You can work out the σ' has a mass, but not the π, as required by the Goldstone theorem. The goldston is always the particle that rotates to a constant,
$$
\langle \delta \sigma'\rangle = \langle \pi\rangle=0 , \qquad \langle \delta \pi\rangle = -\langle \sigma \rangle =-f,
$$
so π is the goldston, and by construction it is the pseudoscalar, not the scalar--That's how it couples to fermions and that's what QCD does (SSBreaks axials) and is simulated here.
Its more formal hallmark is the linear piece in the SSB conserved current,
$$
J_\mu ^{5} \sim \sigma \partial_\mu \pi - \pi \partial_\mu \sigma =f \partial_\mu \pi +\sigma' \partial_\mu \pi - \pi \partial_\mu \sigma',
$$
and so on. I am eschewing the radial language, since nobody gets Higgsed here, but you might also think of π as the goldston prepackaged in the current to be eaten and the σ′ as the physical scalar higgs.
It further happens that this current is anomalous, and triangle quark diagrams violate conservation of this current,
$$
\partial \cdot J^5 \sim \alpha \tilde F \cdot F ,
$$
leading to the decay of this goldston to two photons, summarized in the effective lagrangian as
$$
\frac{\pi}{f} \alpha F\cdot \tilde F ,
$$
a term that was not there classically, but arose quantum mechanically.
Note this term preserves parity --chiral symmetry breaking did not violate parity. And doing an axial transformation shifts the π in this lagrangian term, so it does not leave it invariant: that's what an anomaly is. Vector currents could not be anomalous, however, so SSBreaking a vector current with a scalar goldston would not give rise to such a term.
End of toy analogy.
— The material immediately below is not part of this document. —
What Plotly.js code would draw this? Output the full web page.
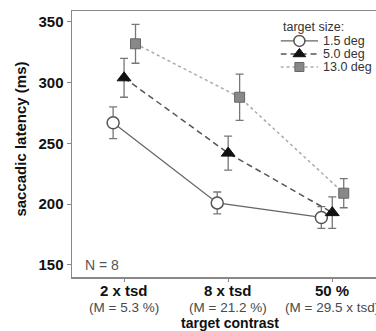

Much of it will be replicated below, with one astounding contrasting twist.
In the Peccei-Quinn mechanism, the object is to get rid of an anomalous P and CP violating term involving gluon fields,
$$
\theta \operatorname {Tr} G\cdot \tilde G .
$$
It summarizes the anomaly of a flavor axial $U(1)_A$ analogous to above,
and it seems to be absent (as per neutron EDM limits).
P&Q get rid of it by positing another chiral $U(1)_{PQ}$ which is also SSBroken spontaneously/dynamically whatever, and its goldston is likewise a pseudoscalar (with the quantum numbers of its current), called an axion a, at a different scale fa.
Its σ is massive, broad, invisible, one doesn't much care (as in the case of the above elusive low-energy QCD analog meson σ). As long as the pseudoscalar axion shifts under a PQ rotation.
The PQ current is also anomalous--that's why the posited an axial current-- and, as in the case of the π, the relevant term in the quantum effective lagrangian is ~
$$
\xi \alpha_s \frac{a}{f_a}\operatorname {Tr} G\cdot \tilde G ~,
$$
now involving strong fields and couplings, since it has axial couplings to quarks, just like the (oversimplified) pion caricature above; \xi is a number.
For the higglet a, even though it started out life as a massless goldston, these gluon couplings lead to an effective potential for it, giving it a mass and turning it to a pseudo-Goldstone boson; the PQ symmetry is broken explicitly. PQ argue ingeniously that the topological structure of QCD, very nonperturbative, makes this inevitable/plausible, beyond the range of the question here.
The point is the original embarrassment term $\theta$ and the rescue term $\xi a/f_a$ are now appearing in a sum, and the latter is left to shift at the bottom of the QCD-induced potential and absorb the former (the embarrassment term), $\langle \xi a+ f\theta\rangle =0 \equiv \xi \langle a_{phys}\rangle$.
This is in dramatic contrast to the pion discussion above. The axion shifts both in its nonlinear, Goldstone, transformation law and by itself (like the $\sigma$ did!) to minimize the potential--it's two in one. Two potentials relax: the PQ notional one and the effective potential of the axion, here.
(Actually the pion is also a pseudogoldston, by dint of quark mass terms, breaking its chiral symmetry explicitly, hence it picks up a small mass by Dashen's theorem and PCAC, very analogous to the minuscule axion mass developed here by the curvature of the effective potential.)
A scalar goldston would correspond to a SSBroken vector current, which would then not be anomalous, so the mechanism would fail.